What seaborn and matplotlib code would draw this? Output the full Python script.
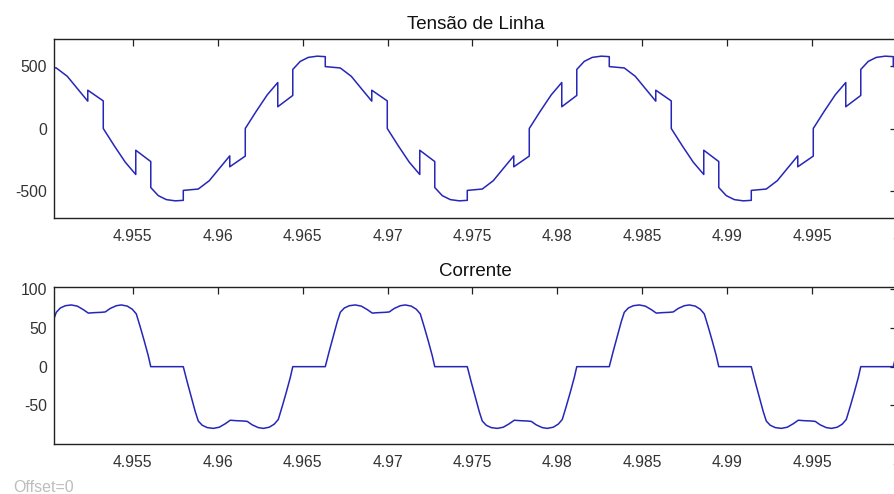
import matplotlib
matplotlib.use("Agg")
import matplotlib.pyplot as plt
import seaborn as sns

# ---------------- data ----------------
# Line voltage (Tensão de Linha): time [s] and value [V]; repeated times = vertical steps
t_tensao = [
    4.95037, 4.950504, 4.951151, 4.951740, 4.952358, 4.952358, 4.953270,
    4.953270, 4.953917, 4.954565, 4.955183, 4.955183, 4.956066, 4.956066, 4.956507, 4.956978,
    4.957508, 4.957979, 4.957979, 4.958862, 4.959509, 4.960098, 4.960716, 4.960716, 4.961628,
    4.961628, 4.962275, 4.962923, 4.963541, 4.963541, 4.964424, 4.964424, 4.964865, 4.965336,
    4.965866, 4.966337, 4.966337, 4.967220, 4.967867, 4.968456, 4.969074, 4.969074, 4.969986,
    4.969986, 4.970633, 4.971281, 4.971899, 4.971899, 4.972782, 4.972782, 4.973223, 4.973694,
    4.974224, 4.974695, 4.974695, 4.975578, 4.976225, 4.976814, 4.977432, 4.977432, 4.978344,
    4.978344, 4.978991, 4.979639, 4.980257, 4.980257, 4.981140, 4.981140, 4.981581, 4.982052,
    4.982582, 4.983053, 4.983053, 4.983936, 4.984583, 4.985172, 4.985790, 4.985790, 4.986702,
    4.986702, 4.987349, 4.987997, 4.988615, 4.988615, 4.989498, 4.989498, 4.989939, 4.990410,
    4.990940, 4.991411, 4.991411, 4.992294, 4.992941, 4.993530, 4.994148, 4.994148, 4.995060,
    4.995060, 4.995707, 4.996355, 4.996973, 4.996973, 4.997856, 4.997856, 4.998297, 4.998768,
    4.999298, 4.999769, 4.999769, 5.0,
]
v_linha = [
    490, 487, 420, 322, 220, 308, 222,
    0, -139, -271, -370, -175, -266, -475, -540, -572,
    -582, -578, -498, -487, -420, -322, -220, -308, -222,
    0, 139, 271, 370, 175, 266, 475, 540, 572,
    582, 578, 498, 487, 420, 322, 220, 308, 222,
    0, -139, -271, -370, -175, -266, -475, -540, -572,
    -582, -578, -498, -487, -420, -322, -220, -308, -222,
    0, 139, 271, 370, 175, 266, 475, 540, 572,
    582, 578, 498, 487, 420, 322, 220, 308, 222,
    0, -139, -271, -370, -175, -266, -475, -540, -572,
    -582, -578, -498, -487, -420, -322, -220, -308, -222,
    0, 139, 271, 370, 175, 266, 475, 540, 572,
    582, 578, 498, 495,
]

# Current (Corrente): time [s] and value [A]
t_corrente = [
    4.95037, 4.950504, 4.950739, 4.951034, 4.951387, 4.951740, 4.952093, 4.952387,
    4.952682, 4.953153, 4.953388, 4.953682, 4.954036, 4.954330, 4.954683, 4.954977,
    4.955213, 4.955448, 4.955684, 4.955919, 4.956066,
    4.957979, 4.958214, 4.958450, 4.958685, 4.958862, 4.959097, 4.959392, 4.959745,
    4.960098, 4.960451, 4.960745, 4.961040, 4.961511, 4.961746, 4.962040, 4.962394,
    4.962688, 4.963041, 4.963335, 4.963571, 4.963806, 4.964042, 4.964277, 4.964424,
    4.966337, 4.966572, 4.966808, 4.967043, 4.967220, 4.967455, 4.967750, 4.968103,
    4.968456, 4.968809, 4.969103, 4.969398, 4.969869, 4.970104, 4.970398, 4.970752,
    4.971046, 4.971399, 4.971693, 4.971929, 4.972164, 4.972400, 4.972635, 4.972782,
    4.974695, 4.974930, 4.975166, 4.975401, 4.975578, 4.975813, 4.976108, 4.976461,
    4.976814, 4.977167, 4.977461, 4.977756, 4.978227, 4.978462, 4.978756, 4.979110,
    4.979404, 4.979757, 4.980051, 4.980287, 4.980522, 4.980758, 4.980993, 4.981140,
    4.983053, 4.983288, 4.983524, 4.983759, 4.983936, 4.984171, 4.984466, 4.984819,
    4.985172, 4.985525, 4.985819, 4.986114, 4.986585, 4.986820, 4.987114, 4.987468,
    4.987762, 4.988115, 4.988409, 4.988645, 4.988880, 4.989116, 4.989351, 4.989498,
    4.991411, 4.991646, 4.991882, 4.992117, 4.992294, 4.992529, 4.992824, 4.993177,
    4.993530, 4.993883, 4.994177, 4.994472, 4.994943, 4.995178, 4.995472, 4.995826,
    4.996120, 4.996473, 4.996767, 4.997003, 4.997238, 4.997474, 4.997709, 4.997856,
    4.999769, 5.0,
]
i_corrente = [
    62, 70, 75.5, 78.5, 79.5, 78, 73.5, 69,
    69.5, 70, 70.5, 75, 78.5, 79.5, 78, 74,
    68, 51, 33, 14, 0,
    0, -20, -39, -58, -70, -75.5, -78.5, -79.5,
    -78, -73.5, -69, -69.5, -70, -70.5, -75, -78.5,
    -79.5, -78, -74, -68, -51, -33, -14, 0,
    0, 20, 39, 58, 70, 75.5, 78.5, 79.5,
    78, 73.5, 69, 69.5, 70, 70.5, 75, 78.5,
    79.5, 78, 74, 68, 51, 33, 14, 0,
    0, -20, -39, -58, -70, -75.5, -78.5, -79.5,
    -78, -73.5, -69, -69.5, -70, -70.5, -75, -78.5,
    -79.5, -78, -74, -68, -51, -33, -14, 0,
    0, 20, 39, 58, 70, 75.5, 78.5, 79.5,
    78, 73.5, 69, 69.5, 70, 70.5, 75, 78.5,
    79.5, 78, 74, 68, 51, 33, 14, 0,
    0, -20, -39, -58, -70, -75.5, -78.5, -79.5,
    -78, -73.5, -69, -69.5, -70, -70.5, -75, -78.5,
    -79.5, -78, -74, -68, -51, -33, -14, 0,
    0, 20,
]

x_ticks = [4.955, 4.96, 4.965, 4.97, 4.975, 4.98, 4.985, 4.99, 4.995, 5.0]
x_tick_labels = ["4.955", "4.96", "4.965", "4.97", "4.975", "4.98", "4.985", "4.99", "4.995", "5"]
y_ticks_tensao = [-500, 0, 500]
y_ticks_corrente = [-50, 0, 50, 100]
titulos = ["Tensão de Linha", "Corrente"]

# ---------------- style ----------------
sns.set_theme(style="white")
plt.rcParams['font.family'] = ['Liberation Sans', 'DejaVu Sans']
plt.rcParams['axes.unicode_minus'] = False

LINE = "#2626b8"
fig = plt.figure(figsize=(8.95, 4.94), dpi=100)
W, H = 895.0, 494.0
left, right = 54.0, 897.2
ax1 = fig.add_axes([left / W, 1 - 218.0 / H, (right - left) / W, (218.0 - 39.0) / H])
ax2 = fig.add_axes([left / W, 1 - 444.3 / H, (right - left) / W, (444.3 - 286.7) / H])

sns.lineplot(x=t_tensao, y=v_linha, ax=ax1, estimator=None, sort=False,
             color=LINE, linewidth=1.1)
sns.lineplot(x=t_corrente, y=i_corrente, ax=ax2, estimator=None, sort=False,
             color=LINE, linewidth=1.1)

for ax, title, yt, ylim in [(ax1, titulos[0], y_ticks_tensao, (-720, 720)),
                            (ax2, titulos[1], y_ticks_corrente, (-100, 103))]:
    ax.set_xlim(4.95037, 5.0)
    ax.set_ylim(*ylim)
    ax.set_xticks(x_ticks, labels=x_tick_labels)
    ax.set_yticks(yt)
    ax.set_xlabel("")
    ax.set_ylabel("")
    ax.set_title(title, fontsize=13.5, color="#111111", pad=7.5)
    ax.tick_params(axis="both", direction="in", top=True, right=True,
                   length=5, width=0.9, color="#222222", labelsize=11.3,
                   labelcolor="#333333")
    ax.tick_params(axis="x", pad=8)
    ax.tick_params(axis="y", pad=5)
    for s in ax.spines.values():
        s.set_color("#222222")
        s.set_linewidth(1.0)
    ax.grid(False)

fig.text(13.0 / W, 1 - 492.0 / H, "Offset=0", fontsize=11.5, color="#bdbdbd",
         ha="left", va="baseline")

fig.savefig("out.png", dpi=100, facecolor="white")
- - -
Task details - Repeat only the lines between the start of the data and the line with "import seaborn as sns", including those two lines, and skip the pictures.

Answer to the task -
What seaborn and matplotlib code would draw this? Output the full Python script.
import matplotlib
matplotlib.use("Agg")
import matplotlib.pyplot as plt
import seaborn as sns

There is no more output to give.